I would rather have Marshall with Gordon in the fold. If Gordon walks, Rivers might be worth a look.


----------



## R-Star (Jun 13, 2002)

RollWithEm said:


> Did you notice Rivers said he could create shots for himself but not for others?
> 
> I would rather have Marshall with Gordon in the fold. If Gordon walks, Rivers might be worth a look.

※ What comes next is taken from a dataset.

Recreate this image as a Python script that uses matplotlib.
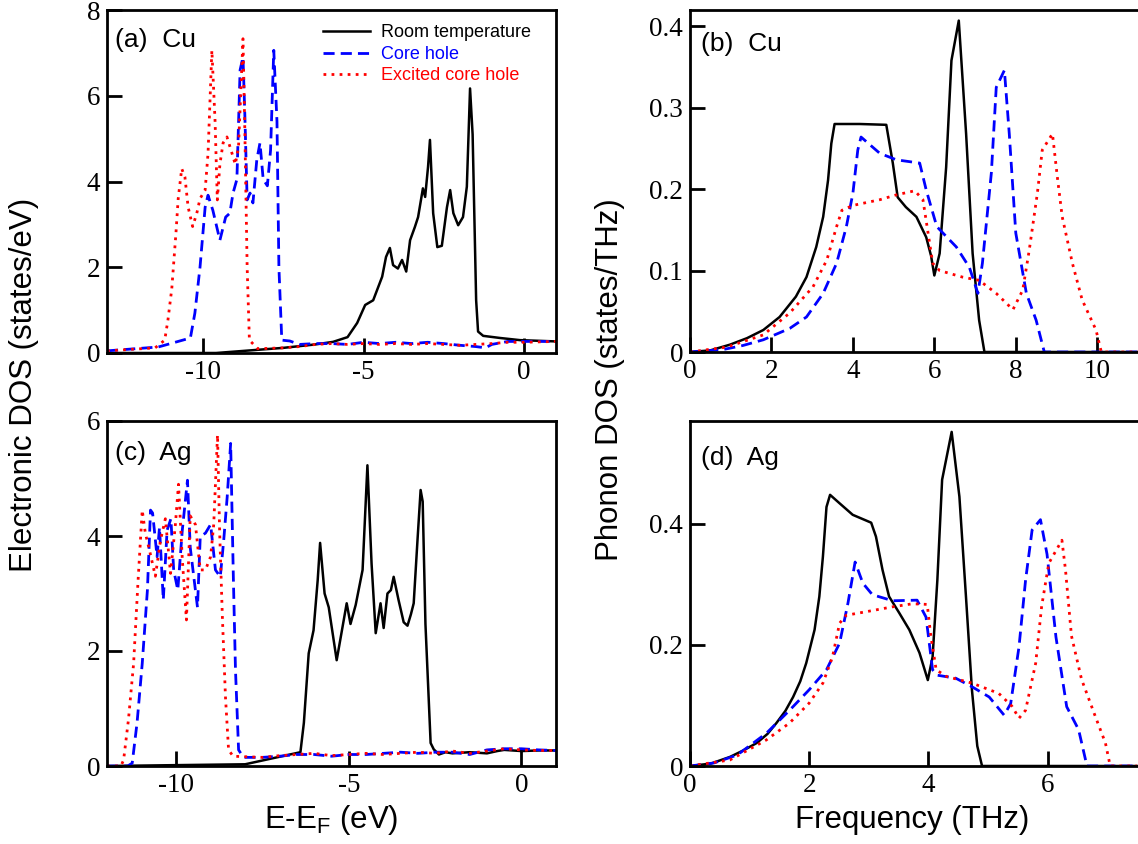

I took the passing aspect to be "I can create with the ball", but maybe its just me.


----------



## girllovesthegame (Nov 3, 2005)

RollWithEm said:


> Did you notice Rivers said he could create shots for himself but not for others?
> 
> I would rather have Marshall with Gordon in the fold. *If Gordon walks, Rivers might be worth a look.*


Thing is, the front office is still saying they're going to do whatever they need to in order to re-sign Gordon. So, would Gordon be so kind as to let them know his true intentions BEFORE the draft tonight? I mean it's not like the free agency signings come before draft night.


----------



## girllovesthegame (Nov 3, 2005)

Rivers interview with Sager.

http://www.nba.com/video/channels/draft/2012/06/27/20120627_sager_rivers_intv.nba/


----------



## RollWithEm (Jul 16, 2002)

It would be nice of him to let the organization know.


----------



## girllovesthegame (Nov 3, 2005)

> Jonathan Givony ‏@DraftExpress
> Seems New Orleans would be happy if Rivers were there at 10. On our mock he isn't. They'll go best talent available regardless of position.


:uhoh:


----------



## kbdullah (Jul 8, 2010)

Does his desire to stay with the team matter all that much? What matters more is what amount the Hornets are willing to match to keep Gordon. I still think it makes sense to have a young vet who knows his role already than to flood a franchise w/ young guys still struggling to realize what their game and skillset is.


----------



## Luke (Dec 7, 2008)

I wouldn't hate the pick, it does make a lot more sense if Gordon walks though.


----------



## kbdullah (Jul 8, 2010)

I don't mind him having confidence, but Rivers is feeling himself just a lil' too much...trademarked tattoos already? He better live up to his own hype or people are gonna hate this kid. And I want to like him too.


----------